Number of Ships
GW Bush: 278
1916 (Romney, of course, made a mistake in quoting the lie, it’s 1916): 245
As you may all now know, Mitt Romney raised an odd complaint during last night’s debate: He claimed – falsely – that America’s Navy has fewer ships today than since 1917.
ROMNEY: Our Navy is old — excuse me, our Navy is smaller now than at any time since 1917. The Navy said they needed 313 ships to carry out their mission. We’re now at under 285. We’re headed down to the low 200s if we go through a sequestration. That’s unacceptable to me.
Except he’s wrong.
America has more ships now than in 1917. From Politifact (Politifact notes that Romney also got his year wrong – the lie, traditionally told by Republicans on this point, claims 1916 as the year, not 1917):
We looked up the original data, and the Heritage report does reflect the trend line correctly (though Romney said 1917 rather than 1916, something we won’t quibble with). In 1916, the U.S. Navy had 245 active ships, a number that eventually peaked during World War II, then fell, then peaked again more modestly during the Korean War, followed by a slow, consistent decline over the next five decades.

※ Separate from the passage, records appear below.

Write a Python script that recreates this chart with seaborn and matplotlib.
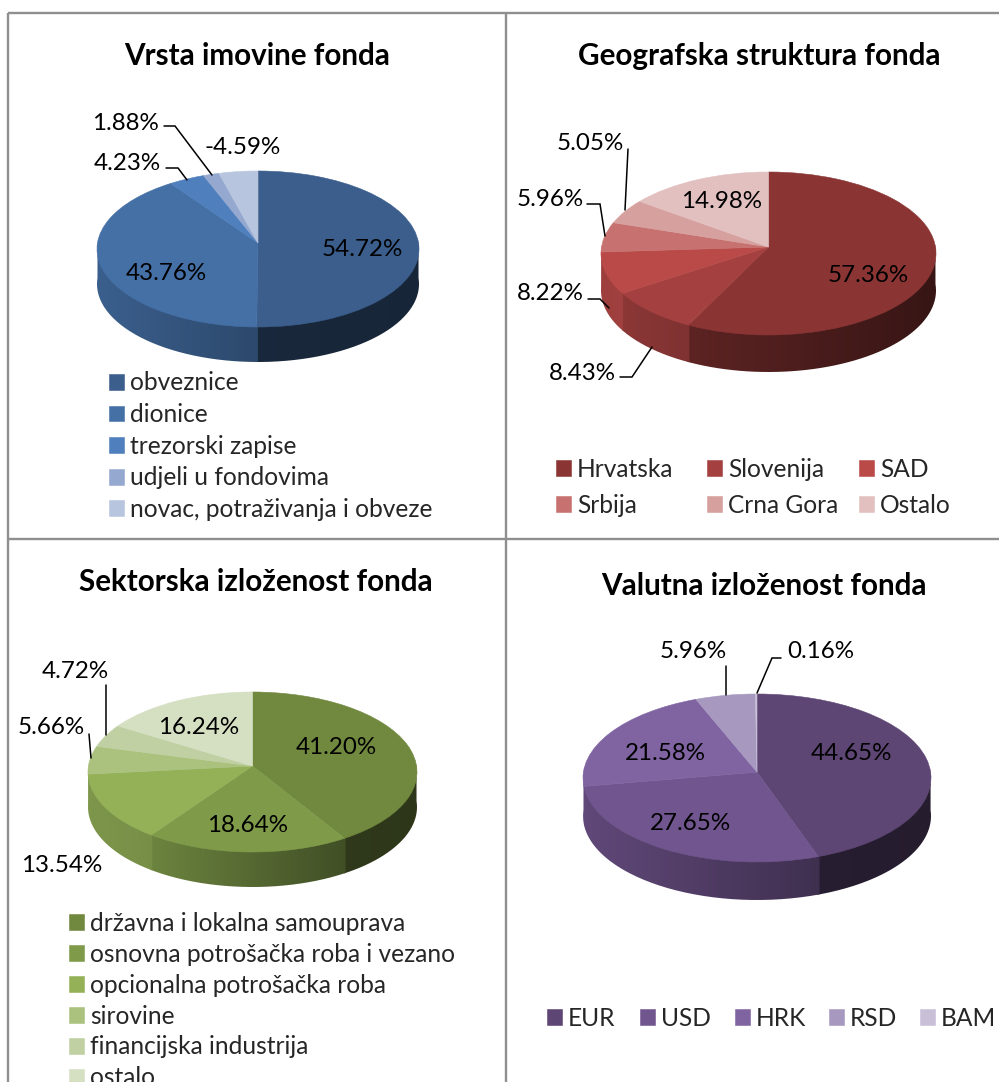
import numpy as np
import matplotlib
matplotlib.use("Agg")
import matplotlib.pyplot as plt
from matplotlib.patches import PathPatch
from matplotlib.path import Path
from matplotlib.transforms import Transform
from matplotlib.colors import to_rgb
import seaborn as sns

W, H = 999, 1082

asset_title = "Vrsta imovine fonda"
asset_names = ["obveznice", "dionice", "trezorski zapise", "udjeli u fondovima", "novac, potraživanja i obveze"]
asset_values = [54.72, 43.76, 4.23, 1.88, -4.59]
asset_colors = ["#3b5e8c", "#4570a6", "#4f80bd", "#95a9d0", "#b8c5de"]

geo_title = "Geografska struktura fonda"
geo_names = ["Hrvatska", "Slovenija", "SAD", "Srbija", "Crna Gora", "Ostalo"]
geo_values = [57.36, 8.43, 8.22, 5.96, 5.05, 14.98]
geo_colors = ["#8a3534", "#a44140", "#b94a48", "#c77270", "#d6a09e", "#e2c0c0"]

sector_title = "Sektorska izloženost fonda"
sector_names = ["državna i lokalna samouprava", "osnovna potrošačka roba i vezano", "opcionalna potrošačka roba",
                "sirovine", "financijska industrija", "ostalo"]
sector_values = [41.20, 18.64, 13.54, 5.66, 4.72, 16.24]
sector_colors = ["#71883f", "#7f9b4a", "#94b158", "#aac27e", "#c0d0a3", "#d5dfc2"]

fx_title = "Valutna izloženost fonda"
fx_names = ["EUR", "USD", "HRK", "RSD", "BAM"]
fx_values = [44.65, 27.65, 21.58, 5.96, 0.16]
fx_colors = ["#5e4674", "#71558e", "#8064a2", "#a698be", "#c9c0d8"]

sns.set_theme(style="white")
plt.rcParams["font.family"] = ["Lato", "DejaVu Sans"]
LABEL_FS = 17.4
LEGEND_FS = 17.65
TITLE_FS = 21.3
BORDER = "#8f8f8f"

fig = plt.figure(figsize=(W / 100, H / 100), dpi=100, facecolor="white")


class Perspective(Transform):
    """Tilt of the disc: the far half looks shorter than the near half."""
    input_dims = output_dims = 2

    def __init__(self, a):
        super().__init__()
        self.a = a

    def transform_non_affine(self, xy):
        xy = np.asarray(xy, float)
        a = self.a
        den = 1 + a * xy[:, 1]
        return np.c_[xy[:, 0] * np.sqrt(1 - a * a) / den, (xy[:, 1] + a) / den]

    def inverted(self):
        return Perspective(-self.a)


def pie3d(values, colors, cx, cy, rx, ry, depth, a):
    ax = fig.add_axes([(cx - rx) / W, 1 - (cy + ry + depth) / H, 2 * rx / W, (2 * ry + depth) / H])
    wedges, _ = ax.pie(np.abs(values), colors=colors, startangle=90, counterclock=False,
                       radius=1, wedgeprops={"linewidth": 0.4, "zorder": 5})
    d = depth / ry
    ax.set_aspect("auto")
    ax.axis("off")
    ax.patch.set_alpha(0)
    persp = Perspective(a)
    for w, c in zip(wedges, colors):
        w.set_edgecolor(c)
        w.set_transform(persp + ax.transData)
    for i, (w, c) in enumerate(zip(wedges, colors)):
        for k in (-360, 0, 360):
            lo, hi = max(w.theta1 + k, 180), min(w.theta2 + k, 360)
            if hi <= lo:
                continue
            t = np.radians(np.linspace(lo, hi, 100))
            pts = persp.transform_non_affine(np.c_[np.cos(t), np.sin(t)])
            # the wall spans from the visible rim down to the rim shifted by the depth
            wide = np.radians(np.linspace(max(lo - 0.4, 180), min(hi + 0.4, 360), 100))
            rim = persp.transform_non_affine(np.c_[np.cos(wide), np.sin(wide)])
            xs, ys = rim[:, 0], rim[:, 1]
            poly = np.r_[np.c_[xs, ys + 0.03], np.c_[xs[::-1], ys[::-1] - d]]
            xl, xr = pts[:, 0].min(), pts[:, 0].max()
            if i == 0:
                m0, m1 = np.interp(xl, [-1, 0], [0.95, 0.42]), 0.40
            else:
                m0, m1 = 0.85, np.interp(xr, [-1, 1], [0.9, 0.4])
            g = np.linspace(m0, m1, 64)[None, :, None] * np.array(to_rgb(c))[None, None, :]
            im = ax.imshow(np.clip(g, 0, 1), extent=(xs.min(), xs.max(), -1 - d, 1), aspect="auto",
                           zorder=2 + 0.01 * i, interpolation="bilinear")
            clip = PathPatch(Path(poly), transform=ax.transData, fc="none", ec="none")
            ax.add_patch(clip)
            im.set_clip_path(clip)
    ax.set_xlim(-1, 1)
    ax.set_ylim(-1 - d, 1)
    return wedges


def add_legend(handles, names, x, y, spacing=0.36):
    return fig.legend(handles, names, loc="upper left", bbox_to_anchor=(x / W, 1 - y / H),
                      frameon=False, fontsize=LEGEND_FS, borderpad=0, borderaxespad=0,
                      handlelength=0.62, handleheight=0.62, handletextpad=0.24,
                      labelspacing=spacing)


w1 = pie3d(asset_values, asset_colors, 258, 249, 161, 78, 35, 0.077)
w2 = pie3d(geo_values, geo_colors, 768.5, 253.5, 167.5, 81.5, 37, 0.08)
w3 = pie3d(sector_values, sector_colors, 252.5, 772, 164.5, 80, 35, 0.075)
w4 = pie3d(fx_values, fx_colors, 757, 778, 174, 84, 38, 0.07)

add_legend(w1, asset_names, 109, 371.5, spacing=0.35)
add_legend(w3, sector_names, 69, 912, spacing=0.32)
for col, x in zip(range(3), (556, 707, 859)):
    add_legend([w2[col], w2[col + 3]], [geo_names[col], geo_names[col + 3]], x, 458, spacing=0.53)
for col, x in zip(range(5), (547, 640, 735, 829, 920)):
    add_legend([w4[col]], [fx_names[col]], x, 1007)

ov = fig.add_axes([0, 0, 1, 1], zorder=10)
ov.set_xlim(0, W)
ov.set_ylim(H, 0)
ov.axis("off")
ov.patch.set_alpha(0)

for xs, ys in [((8, W), (13, 13)), ((8, 8), (13, H)), ((506, 506), (13, H)), ((8, W), (539, 539))]:
    ov.plot(xs, ys, color=BORDER, lw=1.7, solid_capstyle="butt")

for txt, x, y in [(asset_title, 257, 56), (geo_title, 759, 56), (sector_title, 256, 582), (fx_title, 764, 586)]:
    ov.text(x, y, txt, ha="center", va="center", fontsize=TITLE_FS, fontweight="bold", color="black")

label_xy = [
    (asset_values, [(362, 249), (166, 273), (127, 163), (125, 123), (243, 147)]),
    (geo_values, [(868, 275), (582, 373), (550, 294), (550, 199), (590, 144), (722, 202)]),
    (sector_values, [(336, 748), (248, 826), (62, 866), (51, 727), (75, 671), (199, 727)]),
    (fx_values, [(851, 754), (690, 823), (665, 754), (693, 652), (821, 652)]),
]
for vals, pts in label_xy:
    for v, (x, y) in zip(vals, pts):
        ov.text(x, y, f"{v:.2f}%", ha="center", va="center", fontsize=LABEL_FS, color="black")

leaders = [
    [(164, 126), (175, 126), (212, 175)],
    [(166, 168), (178, 168), (187, 180)],
    [(628, 149), (625, 210)],
    [(587, 204), (600, 204), (605, 236)],
    [(588, 299), (600, 299), (609, 308)],
    [(620, 377), (632, 377), (652, 347)],
    [(106, 685), (106, 735)],
    [(89, 734), (91, 758)],
    [(726, 666), (726, 695)],
    [(781, 658), (772, 658), (757, 693)],
]
for seg in leaders:
    a = np.array(seg)
    ov.plot(a[:, 0], a[:, 1], color="black", lw=1.1, solid_joinstyle="miter")

fig.savefig("out.png", dpi=100, facecolor="white")
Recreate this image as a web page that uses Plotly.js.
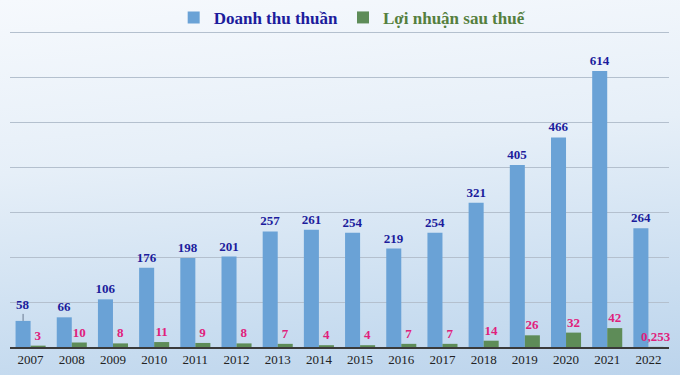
<!DOCTYPE html>
<html>
<head>
<meta charset="utf-8">
<script src="https://cdn.plot.ly/plotly-3.0.1.min.js"></script>
<style>
  html, body { margin: 0; padding: 0; }
  body {
    width: 680px; height: 375px; overflow: hidden;
    background: linear-gradient(175deg, #f6f9fd 0%, #e6eff8 40%, #c9ddf0 80%, #bcd4ec 100%);
  }
  #chart { width: 680px; height: 375px; }
</style>
</head>
<body>
<div id="chart"></div>
<script>
const years = ['2007','2008','2009','2010','2011','2012','2013','2014','2015','2016','2017','2018','2019','2020','2021','2022'];
const doanhThu = [58, 66, 106, 176, 198, 201, 257, 261, 254, 219, 254, 321, 405, 466, 614, 264];
const loiNhuan = [3, 10, 8, 11, 9, 8, 7, 4, 4, 7, 7, 14, 26, 32, 42, 0.253];

const serif = '"Liberation Serif", "Times New Roman", serif';

const blueText = doanhThu.map((v, i) => i === 0 ? '' : '<b>' + v + '</b>');
const greenText = loiNhuan.map(v => '<b>' + String(v).replace('.', ',') + '</b>');

const traces = [
  {
    type: 'bar', x: years, y: doanhThu,
    name: '<span style="color:#1c1c9c"><b>Doanh thu thuần</b></span>',
    marker: { color: '#6aa2d6' },
    text: blueText, textposition: 'outside', cliponaxis: false, constraintext: 'none',
    textfont: { family: serif, size: 13, color: '#1c1c9c' }
  },
  {
    type: 'bar', x: years, y: loiNhuan,
    name: '<span style="color:#557f3e"><b>Lợi nhuận sau thuế</b></span>',
    marker: { color: '#5e8c58' },
    text: greenText, textposition: 'outside', cliponaxis: false, constraintext: 'none',
    textfont: { family: serif, size: 13, color: '#e0207c' }
  }
];

const layout = {
  width: 680, height: 375,
  margin: { l: 10, r: 11, t: 30, b: 28, autoexpand: false },
  paper_bgcolor: 'rgba(0,0,0,0)',
  plot_bgcolor: 'rgba(0,0,0,0)',
  barmode: 'group',
  bargap: 0.27,
  bargroupgap: 0,
  showlegend: true,
  legend: {
    orientation: 'h', x: 0.52, xanchor: 'center', y: 1.095, yanchor: 'top',
    font: { family: serif, size: 17 },
    bgcolor: 'rgba(0,0,0,0)', itemwidth: 30
  },
  xaxis: {
    type: 'category',
    tickfont: { family: serif, size: 13, color: '#222' },
    showgrid: false, ticks: '', showline: true, linecolor: '#3a3a3a', linewidth: 1.5
  },
  yaxis: {
    range: [0, 705], tick0: 0, dtick: 100, showticklabels: false,
    showgrid: true, gridcolor: '#b4c0ce', gridwidth: 1,
    zeroline: false, showline: false, ticks: ''
  },
  annotations: [{
    x: 0, y: doanhThu[0], xref: 'x', yref: 'y',
    text: '<b>' + doanhThu[0] + '</b>',
    showarrow: true, arrowhead: 0, arrowwidth: 0.8, arrowcolor: '#50607a',
    ax: 0, ay: -16, xshift: -7.5,
    font: { family: serif, size: 13, color: '#1c1c9c' }
  }]
};

Plotly.newPlot('chart', traces, layout, { displayModeBar: false, staticPlot: true });
</script>
</body>
</html>
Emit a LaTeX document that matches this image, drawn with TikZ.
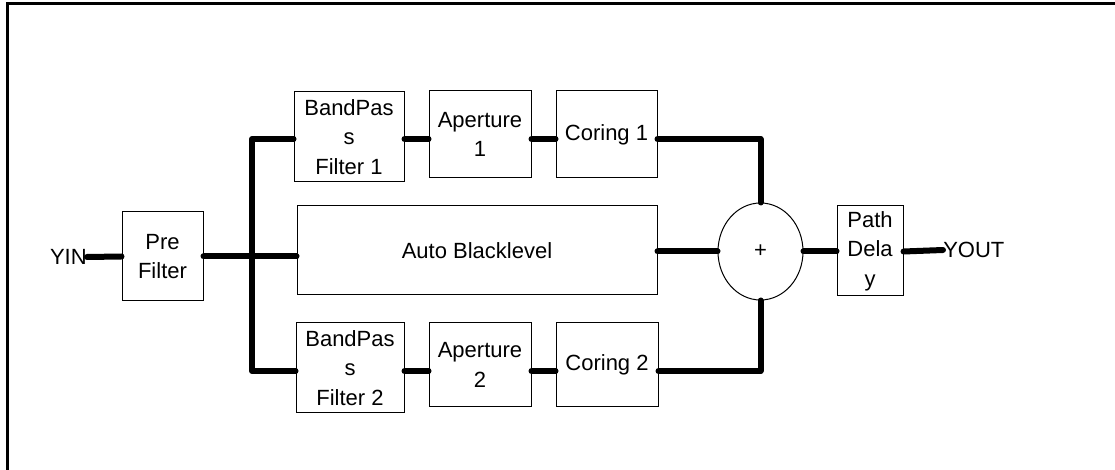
\documentclass[tikz,border=0pt]{standalone}
\usepackage{fontspec}
\setmainfont{Liberation Sans}
\usetikzlibrary{shapes.geometric}
\tikzset{
  block/.style={draw,line width=0.75pt,inner sep=0pt,align=center,font=\fontsize{16.5}{22}\selectfont},
  tag/.style={inner sep=0pt,font=\fontsize{16.5}{22}\selectfont},
  wire/.style={line width=4.5pt,line cap=round,line join=round},
}
\begin{document}
\begin{tikzpicture}[x=0.75pt,y=-0.75pt]
  \useasboundingbox (0,0) rectangle (1115,470);
  \draw[line width=2.25pt] (7,470) -- (7,4) -- (1115,4);
  % rows of the wiring
  \coordinate (top) at (0,139);
  \coordinate (mid) at (0,256.5);
  \coordinate (bot) at (0,371);
  \coordinate (busx) at (252,0);
  \node[tag,anchor=east] (yin) at (87,257) {YIN};
  \node[block,minimum width=60.75pt,minimum height=66.75pt] (pre) at (162.5,256.5) {Pre\\Filter};
  \node[block,minimum width=82.5pt,minimum height=67.5pt] (bp1) at (349,137) {BandPas\\s\\Filter 1};
  \node[block,minimum width=76.5pt,minimum height=65.25pt] (ap1) at (480,134.5) {Aperture\\1};
  \node[block,minimum width=75.75pt,minimum height=65.25pt] (cor1) at (606.5,134.5) {Coring 1};
  \node[block,minimum width=270pt,minimum height=66.75pt] (auto) at (477,250.5) {Auto Blacklevel};
  \node[block,minimum width=81pt,minimum height=67.5pt] (bp2) at (350,368) {BandPas\\s\\Filter 2};
  \node[block,minimum width=76.5pt,minimum height=63pt] (ap2) at (480,365) {Aperture\\2};
  \node[block,minimum width=76.5pt,minimum height=63pt] (cor2) at (607,365) {Coring 2};
  \node[block,ellipse,minimum width=63.75pt,minimum height=72.75pt] (sum) at (760.5,251.5) {+};
  \node[block,minimum width=49.5pt,minimum height=67.5pt] (delay) at (870,251) {Path\\Dela\\y};
  \node[tag,anchor=west] (yout) at (943,250) {YOUT};
  % connectors
  \draw[wire] (yin.east) -- (pre.west |- mid);
  \draw[wire] (pre.east |- mid) -- (auto.west |- mid);
  \draw[wire] (bp1.west |- top) -| (busx |- bot) -- (bp2.west |- bot);
  \draw[wire] (bp1.east |- top) -- (ap1.west |- top);
  \draw[wire] (ap1.east |- top) -- (cor1.west |- top);
  \draw[wire] (bp2.east |- bot) -- (ap2.west |- bot);
  \draw[wire] (ap2.east |- bot) -- (cor2.west |- bot);
  \draw[wire] (cor1.east |- top) -| (sum.north);
  \draw[wire] (cor2.east |- bot) -| (sum.south);
  \draw[wire] (auto.east |- sum) -- (sum.west);
  \draw[wire] (sum.east) -- (delay.west |- sum);
  \draw[wire] (delay.east |- sum) -- (yout.west);
\end{tikzpicture}
\end{document}
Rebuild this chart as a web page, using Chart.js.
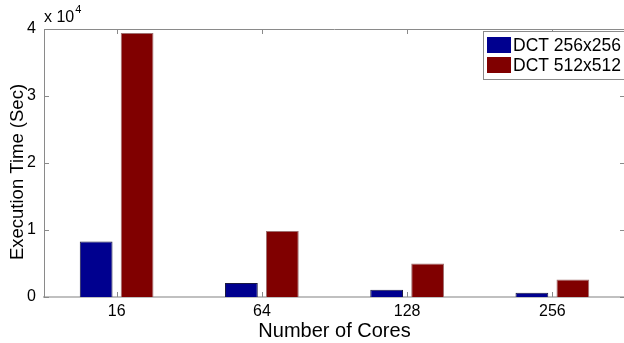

In recent years, the number of active ships has fallen low enough to approach its 1916 level. In both 2009 (the most recent year of the Heritage report) and 2011, the number was 285.
And guess who had fewer ships than us today? George W. Bush.
The same data set shows that during the years 2005 to 2008, the number of active ships was 282, 281, 278 and 282, respectively — each of which were below the levels of 2009, 2010 and 2011. In other words, each of the final four years under George W. Bush saw lower levels of active ships than any of the three years under Obama. The number of surface warships also bottomed out in 2005 under Bush, later rising by about 10 percent under Obama.
Such figures undercut Romney’s use of the statistic as a weapon against Obama.
Politifact goes on to explain that the number of ships doesn’t matter, it’s not an indication of relative military power, especially when comparing two different centuries.
But what do those numbers mean? Not much, a variety of experts told us.
Counting the number of ships or aircraft is not a good measurement of defense strength because their capabilities have increased dramatically in recent decades. Romney’s comparison “doesn’t pass ‘the giggle test,’ ” said William W. Stueck, a historian at the University of Georgia.
Consider what types of naval ships were used in 1916 and 2011. The types of ships active in both years, such as cruisers and destroyers, are outfitted today with far more advanced technology than what was available during World War I. More importantly, the U.S. Navy has 11 aircraft carriers (plus the jets to launch from them), 31 amphibious ships, 14 submarines capable of launching nuclear ballistic missiles and four specialized submarines for launching Cruise missiles — all categories of vessels that didn’t exist in 1916.
When will the media start asking Mitt Romney whether he’s incredibly sloppy or an incredible liar? Either way, it hardly passes the commander-in-chief test.